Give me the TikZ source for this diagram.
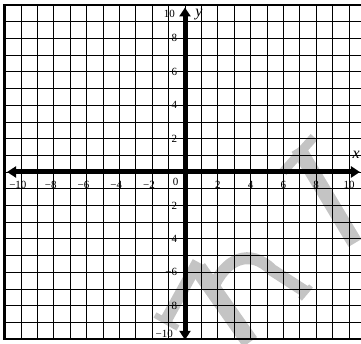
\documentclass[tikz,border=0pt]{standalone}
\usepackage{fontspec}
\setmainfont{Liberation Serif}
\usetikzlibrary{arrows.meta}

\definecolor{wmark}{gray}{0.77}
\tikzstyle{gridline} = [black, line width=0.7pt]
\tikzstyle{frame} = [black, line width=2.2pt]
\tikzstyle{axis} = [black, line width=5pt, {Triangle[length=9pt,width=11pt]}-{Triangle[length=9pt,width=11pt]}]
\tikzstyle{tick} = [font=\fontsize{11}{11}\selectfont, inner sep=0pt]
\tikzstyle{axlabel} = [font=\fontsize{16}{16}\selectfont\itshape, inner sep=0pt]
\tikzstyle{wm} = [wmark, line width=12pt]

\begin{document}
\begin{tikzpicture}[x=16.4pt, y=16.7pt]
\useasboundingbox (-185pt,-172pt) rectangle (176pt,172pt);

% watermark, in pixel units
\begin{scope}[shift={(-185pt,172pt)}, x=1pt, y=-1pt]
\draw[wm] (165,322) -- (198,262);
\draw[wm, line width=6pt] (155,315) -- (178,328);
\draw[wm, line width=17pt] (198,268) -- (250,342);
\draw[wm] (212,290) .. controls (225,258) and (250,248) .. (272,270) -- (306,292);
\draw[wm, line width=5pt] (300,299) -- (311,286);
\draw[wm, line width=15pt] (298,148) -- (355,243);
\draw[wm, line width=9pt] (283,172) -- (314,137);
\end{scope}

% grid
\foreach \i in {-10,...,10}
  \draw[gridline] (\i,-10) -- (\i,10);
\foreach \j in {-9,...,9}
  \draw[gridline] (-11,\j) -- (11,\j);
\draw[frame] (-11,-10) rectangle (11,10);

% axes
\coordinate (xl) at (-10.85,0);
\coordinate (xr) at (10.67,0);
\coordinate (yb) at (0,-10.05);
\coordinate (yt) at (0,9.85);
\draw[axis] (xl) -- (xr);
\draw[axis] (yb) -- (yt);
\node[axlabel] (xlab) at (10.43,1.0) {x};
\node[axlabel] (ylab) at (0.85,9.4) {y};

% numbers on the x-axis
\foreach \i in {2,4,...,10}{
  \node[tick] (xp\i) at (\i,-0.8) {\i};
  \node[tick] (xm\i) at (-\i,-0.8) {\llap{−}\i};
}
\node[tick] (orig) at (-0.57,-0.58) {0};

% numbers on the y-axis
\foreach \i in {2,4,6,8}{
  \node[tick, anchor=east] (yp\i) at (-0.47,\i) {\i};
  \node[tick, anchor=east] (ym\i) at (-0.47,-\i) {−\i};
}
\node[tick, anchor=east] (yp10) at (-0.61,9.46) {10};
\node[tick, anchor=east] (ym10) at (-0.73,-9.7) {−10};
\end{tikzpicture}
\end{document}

---

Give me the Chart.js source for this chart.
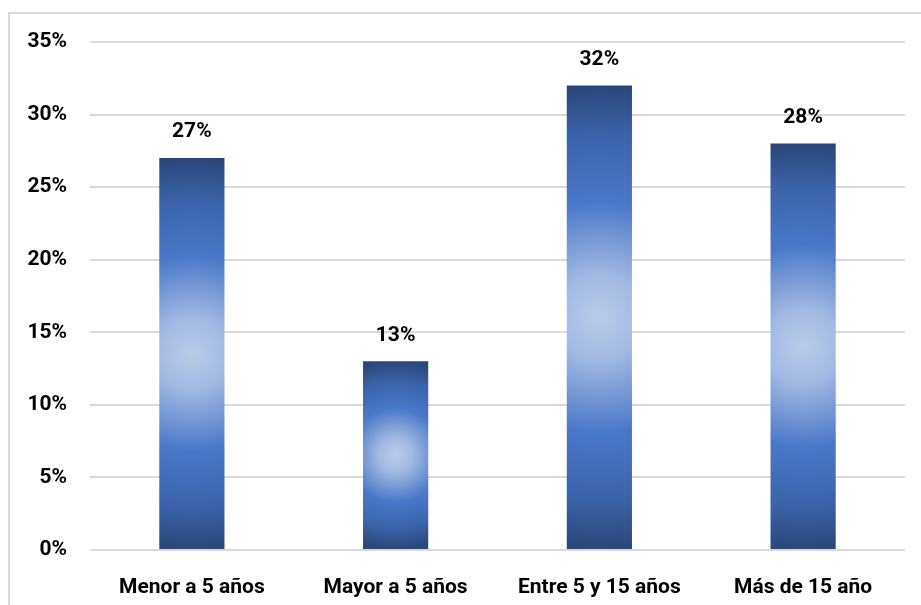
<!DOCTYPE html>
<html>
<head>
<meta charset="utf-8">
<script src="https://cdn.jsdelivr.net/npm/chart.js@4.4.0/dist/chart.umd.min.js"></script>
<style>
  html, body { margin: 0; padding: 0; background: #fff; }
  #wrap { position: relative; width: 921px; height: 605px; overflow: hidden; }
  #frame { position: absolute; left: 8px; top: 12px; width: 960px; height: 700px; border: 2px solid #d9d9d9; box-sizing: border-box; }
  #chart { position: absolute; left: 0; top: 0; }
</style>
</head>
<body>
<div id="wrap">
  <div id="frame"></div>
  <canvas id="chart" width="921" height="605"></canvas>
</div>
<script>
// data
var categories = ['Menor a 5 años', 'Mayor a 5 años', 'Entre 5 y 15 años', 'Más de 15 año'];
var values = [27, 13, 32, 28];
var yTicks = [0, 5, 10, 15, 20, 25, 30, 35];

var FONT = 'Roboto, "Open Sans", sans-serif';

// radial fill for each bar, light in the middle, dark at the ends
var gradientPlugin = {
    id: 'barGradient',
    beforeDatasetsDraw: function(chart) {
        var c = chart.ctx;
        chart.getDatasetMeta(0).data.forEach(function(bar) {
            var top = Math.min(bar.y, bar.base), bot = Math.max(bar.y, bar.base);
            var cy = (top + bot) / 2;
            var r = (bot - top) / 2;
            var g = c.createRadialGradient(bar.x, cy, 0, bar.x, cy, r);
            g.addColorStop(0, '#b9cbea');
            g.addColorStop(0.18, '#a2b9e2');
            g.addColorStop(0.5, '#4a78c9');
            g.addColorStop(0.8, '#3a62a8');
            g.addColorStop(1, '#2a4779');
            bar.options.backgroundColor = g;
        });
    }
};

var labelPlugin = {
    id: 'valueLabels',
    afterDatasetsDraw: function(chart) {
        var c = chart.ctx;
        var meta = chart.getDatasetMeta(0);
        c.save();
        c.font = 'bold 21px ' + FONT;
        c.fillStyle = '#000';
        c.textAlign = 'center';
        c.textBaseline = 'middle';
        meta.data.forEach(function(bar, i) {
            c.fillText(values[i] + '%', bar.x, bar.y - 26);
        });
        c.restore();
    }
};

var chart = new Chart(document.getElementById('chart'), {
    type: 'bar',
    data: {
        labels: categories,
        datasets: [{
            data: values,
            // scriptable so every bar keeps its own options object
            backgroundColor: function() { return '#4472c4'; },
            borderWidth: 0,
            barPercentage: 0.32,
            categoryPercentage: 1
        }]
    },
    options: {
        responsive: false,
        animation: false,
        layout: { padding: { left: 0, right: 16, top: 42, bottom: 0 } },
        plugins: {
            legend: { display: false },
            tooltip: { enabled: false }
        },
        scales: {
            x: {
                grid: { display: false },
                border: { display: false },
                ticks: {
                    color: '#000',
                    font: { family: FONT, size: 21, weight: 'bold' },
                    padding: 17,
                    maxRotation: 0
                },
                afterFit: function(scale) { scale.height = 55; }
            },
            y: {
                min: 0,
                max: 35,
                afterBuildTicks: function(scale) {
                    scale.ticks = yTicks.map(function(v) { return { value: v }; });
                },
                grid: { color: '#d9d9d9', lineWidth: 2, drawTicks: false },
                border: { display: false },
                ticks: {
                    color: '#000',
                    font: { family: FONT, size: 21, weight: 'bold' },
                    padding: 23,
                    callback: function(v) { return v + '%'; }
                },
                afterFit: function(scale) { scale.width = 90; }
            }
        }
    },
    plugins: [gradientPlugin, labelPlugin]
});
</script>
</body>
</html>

_YOUR GOAL_: Go to the line containing "Give me the TikZ source for this diagram." and copy exactly from there through the line containing "[wmark, line width=12pt]", both included, and nothing more. Pictures are excluded.

_ANSWER TO THE TASK_:
Give me the TikZ source for this diagram.
\documentclass[tikz,border=0pt]{standalone}
\usepackage{fontspec}
\setmainfont{Liberation Serif}
\usetikzlibrary{arrows.meta}

\definecolor{wmark}{gray}{0.77}
\tikzstyle{gridline} = [black, line width=0.7pt]
\tikzstyle{frame} = [black, line width=2.2pt]
\tikzstyle{axis} = [black, line width=5pt, {Triangle[length=9pt,width=11pt]}-{Triangle[length=9pt,width=11pt]}]
\tikzstyle{tick} = [font=\fontsize{11}{11}\selectfont, inner sep=0pt]
\tikzstyle{axlabel} = [font=\fontsize{16}{16}\selectfont\itshape, inner sep=0pt]
\tikzstyle{wm} = [wmark, line width=12pt]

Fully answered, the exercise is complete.